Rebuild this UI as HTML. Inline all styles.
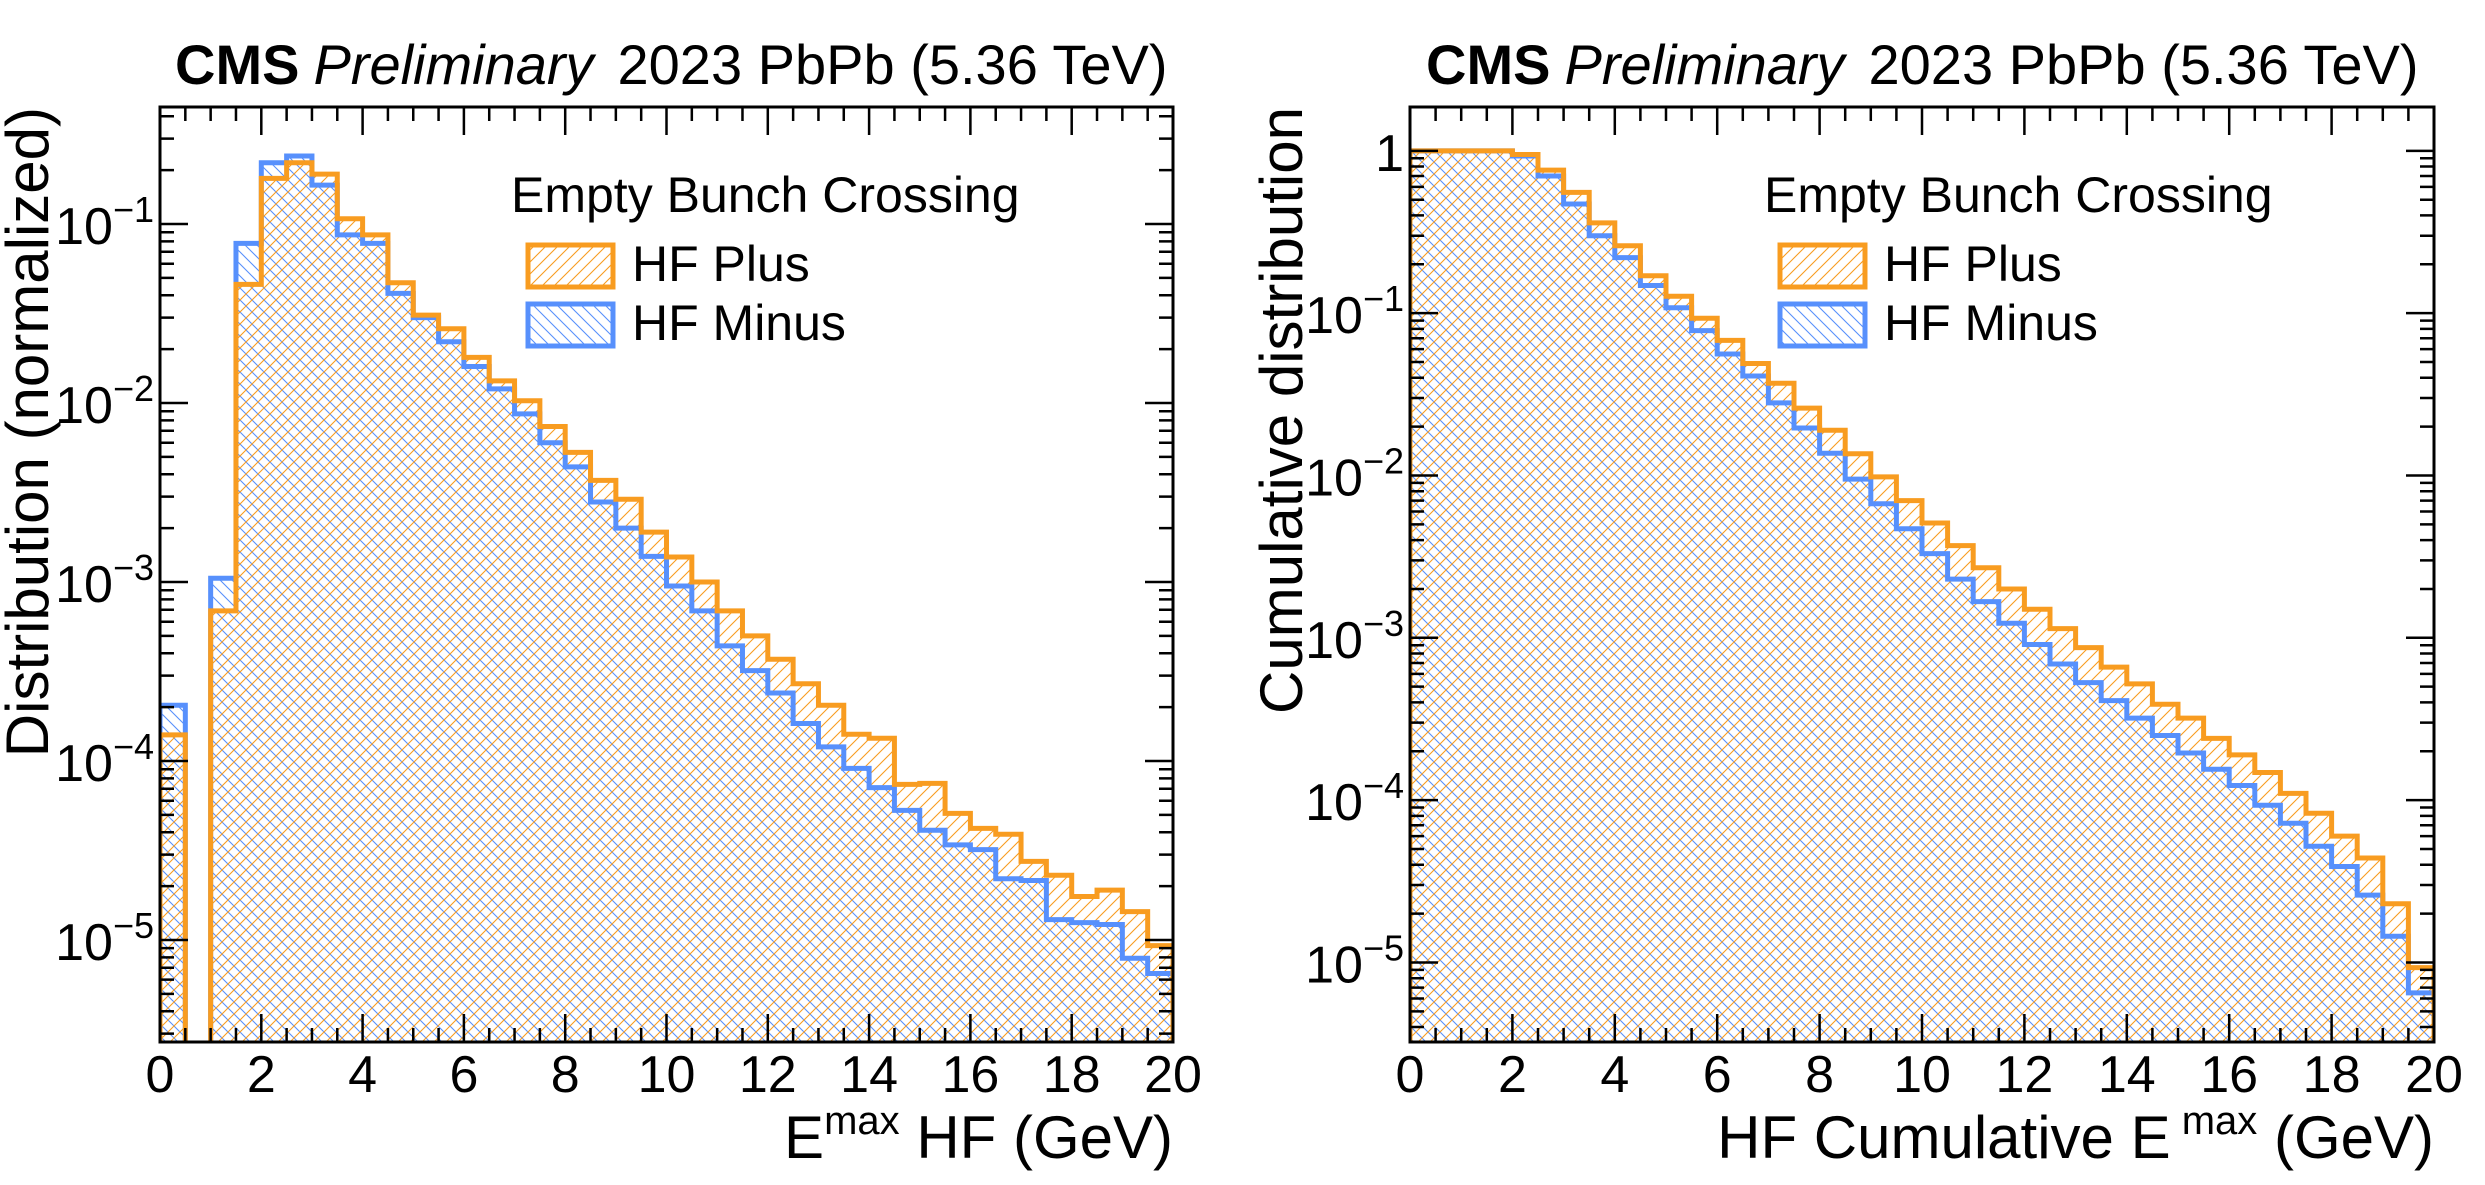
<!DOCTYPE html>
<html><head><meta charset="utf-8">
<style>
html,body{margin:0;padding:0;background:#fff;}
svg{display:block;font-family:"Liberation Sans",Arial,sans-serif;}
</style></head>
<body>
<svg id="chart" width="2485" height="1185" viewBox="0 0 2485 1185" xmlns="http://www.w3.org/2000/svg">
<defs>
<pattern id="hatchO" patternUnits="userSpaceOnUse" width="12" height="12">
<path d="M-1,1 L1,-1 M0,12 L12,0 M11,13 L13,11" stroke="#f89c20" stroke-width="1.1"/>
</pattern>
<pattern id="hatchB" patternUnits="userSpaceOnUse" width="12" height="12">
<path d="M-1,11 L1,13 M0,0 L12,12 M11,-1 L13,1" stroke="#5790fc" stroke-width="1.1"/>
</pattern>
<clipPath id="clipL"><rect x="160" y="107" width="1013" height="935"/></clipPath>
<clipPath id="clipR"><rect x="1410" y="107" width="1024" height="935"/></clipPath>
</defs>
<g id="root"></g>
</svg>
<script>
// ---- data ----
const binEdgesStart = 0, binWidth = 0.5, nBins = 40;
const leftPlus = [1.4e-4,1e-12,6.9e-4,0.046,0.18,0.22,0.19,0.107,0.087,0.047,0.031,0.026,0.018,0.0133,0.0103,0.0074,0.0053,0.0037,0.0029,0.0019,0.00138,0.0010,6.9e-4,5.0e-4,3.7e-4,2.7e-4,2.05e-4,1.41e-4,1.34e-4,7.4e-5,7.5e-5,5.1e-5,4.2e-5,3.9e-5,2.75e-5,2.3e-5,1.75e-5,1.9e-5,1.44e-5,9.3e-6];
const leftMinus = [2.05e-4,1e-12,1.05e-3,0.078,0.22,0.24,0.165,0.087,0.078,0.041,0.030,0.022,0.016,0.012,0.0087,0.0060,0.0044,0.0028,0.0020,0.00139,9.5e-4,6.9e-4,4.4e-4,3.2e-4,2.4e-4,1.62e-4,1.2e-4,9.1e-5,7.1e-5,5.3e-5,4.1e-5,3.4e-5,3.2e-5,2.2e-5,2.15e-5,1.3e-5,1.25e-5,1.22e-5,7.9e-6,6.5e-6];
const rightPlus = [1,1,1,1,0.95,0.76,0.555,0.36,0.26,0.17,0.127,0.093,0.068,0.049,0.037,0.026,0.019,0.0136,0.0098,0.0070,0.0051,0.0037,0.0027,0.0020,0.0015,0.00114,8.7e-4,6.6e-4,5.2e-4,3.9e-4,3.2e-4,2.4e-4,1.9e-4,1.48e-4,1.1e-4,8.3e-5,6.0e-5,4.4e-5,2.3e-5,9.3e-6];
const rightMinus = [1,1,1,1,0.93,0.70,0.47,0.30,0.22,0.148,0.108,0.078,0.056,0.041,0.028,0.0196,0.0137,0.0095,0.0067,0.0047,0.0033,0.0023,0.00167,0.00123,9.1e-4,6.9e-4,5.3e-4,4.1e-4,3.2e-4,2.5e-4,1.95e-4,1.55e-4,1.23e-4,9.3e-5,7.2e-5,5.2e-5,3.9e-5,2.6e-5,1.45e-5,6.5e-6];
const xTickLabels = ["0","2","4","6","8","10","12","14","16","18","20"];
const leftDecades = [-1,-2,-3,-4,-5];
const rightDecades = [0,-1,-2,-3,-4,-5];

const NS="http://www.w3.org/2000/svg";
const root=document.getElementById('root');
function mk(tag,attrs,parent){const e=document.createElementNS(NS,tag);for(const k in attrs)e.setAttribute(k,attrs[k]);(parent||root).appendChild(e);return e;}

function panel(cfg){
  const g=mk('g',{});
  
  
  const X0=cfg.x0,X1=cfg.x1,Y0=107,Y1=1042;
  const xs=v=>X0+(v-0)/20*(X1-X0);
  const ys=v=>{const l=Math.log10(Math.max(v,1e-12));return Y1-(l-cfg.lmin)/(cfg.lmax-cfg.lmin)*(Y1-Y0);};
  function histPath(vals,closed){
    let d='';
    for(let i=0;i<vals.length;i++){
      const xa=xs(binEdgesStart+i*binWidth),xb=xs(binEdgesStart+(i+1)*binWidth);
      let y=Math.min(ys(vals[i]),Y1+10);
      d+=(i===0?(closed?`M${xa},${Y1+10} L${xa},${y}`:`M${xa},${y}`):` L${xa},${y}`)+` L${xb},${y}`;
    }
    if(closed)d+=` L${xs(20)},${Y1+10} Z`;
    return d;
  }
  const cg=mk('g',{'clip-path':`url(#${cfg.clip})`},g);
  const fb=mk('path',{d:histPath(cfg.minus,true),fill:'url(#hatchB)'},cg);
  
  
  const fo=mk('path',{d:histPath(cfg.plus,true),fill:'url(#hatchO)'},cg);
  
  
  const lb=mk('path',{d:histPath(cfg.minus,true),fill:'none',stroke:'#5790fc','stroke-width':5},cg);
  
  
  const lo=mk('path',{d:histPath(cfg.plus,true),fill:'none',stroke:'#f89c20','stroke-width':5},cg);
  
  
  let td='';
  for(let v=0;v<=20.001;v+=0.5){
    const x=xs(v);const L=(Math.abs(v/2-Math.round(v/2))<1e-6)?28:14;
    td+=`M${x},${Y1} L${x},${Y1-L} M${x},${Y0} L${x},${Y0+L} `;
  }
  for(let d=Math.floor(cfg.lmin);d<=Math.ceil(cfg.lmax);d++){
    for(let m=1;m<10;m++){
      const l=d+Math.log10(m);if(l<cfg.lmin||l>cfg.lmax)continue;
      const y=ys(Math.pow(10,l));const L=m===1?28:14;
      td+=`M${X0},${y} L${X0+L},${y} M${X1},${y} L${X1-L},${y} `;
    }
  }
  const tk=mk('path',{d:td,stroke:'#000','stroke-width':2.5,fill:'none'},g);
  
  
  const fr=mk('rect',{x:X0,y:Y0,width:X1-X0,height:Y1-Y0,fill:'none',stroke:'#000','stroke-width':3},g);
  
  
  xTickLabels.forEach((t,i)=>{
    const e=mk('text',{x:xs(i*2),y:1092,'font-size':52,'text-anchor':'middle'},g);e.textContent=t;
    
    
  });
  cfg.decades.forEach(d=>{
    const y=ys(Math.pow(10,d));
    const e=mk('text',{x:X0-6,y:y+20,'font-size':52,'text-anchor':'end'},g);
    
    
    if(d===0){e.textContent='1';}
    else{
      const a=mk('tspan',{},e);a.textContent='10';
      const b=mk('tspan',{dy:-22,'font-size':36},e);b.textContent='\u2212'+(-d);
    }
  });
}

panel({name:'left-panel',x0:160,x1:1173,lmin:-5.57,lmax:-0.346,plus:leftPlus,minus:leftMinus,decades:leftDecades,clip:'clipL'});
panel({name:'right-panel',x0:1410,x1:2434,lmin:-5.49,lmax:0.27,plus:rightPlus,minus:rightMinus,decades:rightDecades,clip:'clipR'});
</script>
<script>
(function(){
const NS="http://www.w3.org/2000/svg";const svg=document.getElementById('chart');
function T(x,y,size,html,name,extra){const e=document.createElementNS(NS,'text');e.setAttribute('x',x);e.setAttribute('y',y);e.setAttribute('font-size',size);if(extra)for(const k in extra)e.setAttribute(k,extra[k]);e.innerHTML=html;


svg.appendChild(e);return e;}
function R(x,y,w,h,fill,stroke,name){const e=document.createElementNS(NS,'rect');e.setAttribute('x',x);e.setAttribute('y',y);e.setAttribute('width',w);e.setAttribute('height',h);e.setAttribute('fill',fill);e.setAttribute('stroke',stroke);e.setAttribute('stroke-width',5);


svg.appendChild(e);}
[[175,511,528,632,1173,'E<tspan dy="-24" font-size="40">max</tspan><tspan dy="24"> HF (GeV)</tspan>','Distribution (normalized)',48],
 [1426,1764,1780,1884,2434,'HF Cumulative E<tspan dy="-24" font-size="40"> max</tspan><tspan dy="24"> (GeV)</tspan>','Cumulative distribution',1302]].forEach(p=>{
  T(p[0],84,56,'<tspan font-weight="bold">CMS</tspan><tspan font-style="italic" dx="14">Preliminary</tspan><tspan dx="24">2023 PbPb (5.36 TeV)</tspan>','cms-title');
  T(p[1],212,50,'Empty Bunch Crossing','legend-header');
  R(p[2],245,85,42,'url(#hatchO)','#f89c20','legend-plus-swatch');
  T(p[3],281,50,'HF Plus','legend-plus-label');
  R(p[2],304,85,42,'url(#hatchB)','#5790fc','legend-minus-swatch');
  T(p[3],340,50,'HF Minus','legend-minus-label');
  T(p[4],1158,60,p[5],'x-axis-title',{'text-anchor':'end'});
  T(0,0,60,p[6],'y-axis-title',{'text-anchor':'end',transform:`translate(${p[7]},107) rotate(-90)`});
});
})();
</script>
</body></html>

★ ★ ★ ★ ★ ★ ★

What the task asks:
Write down every line from the opening of the listing to the line with "const rightDecades = [0,-1,-2,-3,-4,-5];", both included, and nothing else; the pictures are omitted.

Result for this task:
Rebuild this UI as HTML. Inline all styles.
<!DOCTYPE html>
<html><head><meta charset="utf-8">
<style>
html,body{margin:0;padding:0;background:#fff;}
svg{display:block;font-family:"Liberation Sans",Arial,sans-serif;}
</style></head>
<body>
<svg id="chart" width="2485" height="1185" viewBox="0 0 2485 1185" xmlns="http://www.w3.org/2000/svg">
<defs>
<pattern id="hatchO" patternUnits="userSpaceOnUse" width="12" height="12">
<path d="M-1,1 L1,-1 M0,12 L12,0 M11,13 L13,11" stroke="#f89c20" stroke-width="1.1"/>
</pattern>
<pattern id="hatchB" patternUnits="userSpaceOnUse" width="12" height="12">
<path d="M-1,11 L1,13 M0,0 L12,12 M11,-1 L13,1" stroke="#5790fc" stroke-width="1.1"/>
</pattern>
<clipPath id="clipL"><rect x="160" y="107" width="1013" height="935"/></clipPath>
<clipPath id="clipR"><rect x="1410" y="107" width="1024" height="935"/></clipPath>
</defs>
<g id="root"></g>
</svg>
<script>
// ---- data ----
const binEdgesStart = 0, binWidth = 0.5, nBins = 40;
const leftPlus = [1.4e-4,1e-12,6.9e-4,0.046,0.18,0.22,0.19,0.107,0.087,0.047,0.031,0.026,0.018,0.0133,0.0103,0.0074,0.0053,0.0037,0.0029,0.0019,0.00138,0.0010,6.9e-4,5.0e-4,3.7e-4,2.7e-4,2.05e-4,1.41e-4,1.34e-4,7.4e-5,7.5e-5,5.1e-5,4.2e-5,3.9e-5,2.75e-5,2.3e-5,1.75e-5,1.9e-5,1.44e-5,9.3e-6];
const leftMinus = [2.05e-4,1e-12,1.05e-3,0.078,0.22,0.24,0.165,0.087,0.078,0.041,0.030,0.022,0.016,0.012,0.0087,0.0060,0.0044,0.0028,0.0020,0.00139,9.5e-4,6.9e-4,4.4e-4,3.2e-4,2.4e-4,1.62e-4,1.2e-4,9.1e-5,7.1e-5,5.3e-5,4.1e-5,3.4e-5,3.2e-5,2.2e-5,2.15e-5,1.3e-5,1.25e-5,1.22e-5,7.9e-6,6.5e-6];
const rightPlus = [1,1,1,1,0.95,0.76,0.555,0.36,0.26,0.17,0.127,0.093,0.068,0.049,0.037,0.026,0.019,0.0136,0.0098,0.0070,0.0051,0.0037,0.0027,0.0020,0.0015,0.00114,8.7e-4,6.6e-4,5.2e-4,3.9e-4,3.2e-4,2.4e-4,1.9e-4,1.48e-4,1.1e-4,8.3e-5,6.0e-5,4.4e-5,2.3e-5,9.3e-6];
const rightMinus = [1,1,1,1,0.93,0.70,0.47,0.30,0.22,0.148,0.108,0.078,0.056,0.041,0.028,0.0196,0.0137,0.0095,0.0067,0.0047,0.0033,0.0023,0.00167,0.00123,9.1e-4,6.9e-4,5.3e-4,4.1e-4,3.2e-4,2.5e-4,1.95e-4,1.55e-4,1.23e-4,9.3e-5,7.2e-5,5.2e-5,3.9e-5,2.6e-5,1.45e-5,6.5e-6];
const xTickLabels = ["0","2","4","6","8","10","12","14","16","18","20"];
const leftDecades = [-1,-2,-3,-4,-5];
const rightDecades = [0,-1,-2,-3,-4,-5];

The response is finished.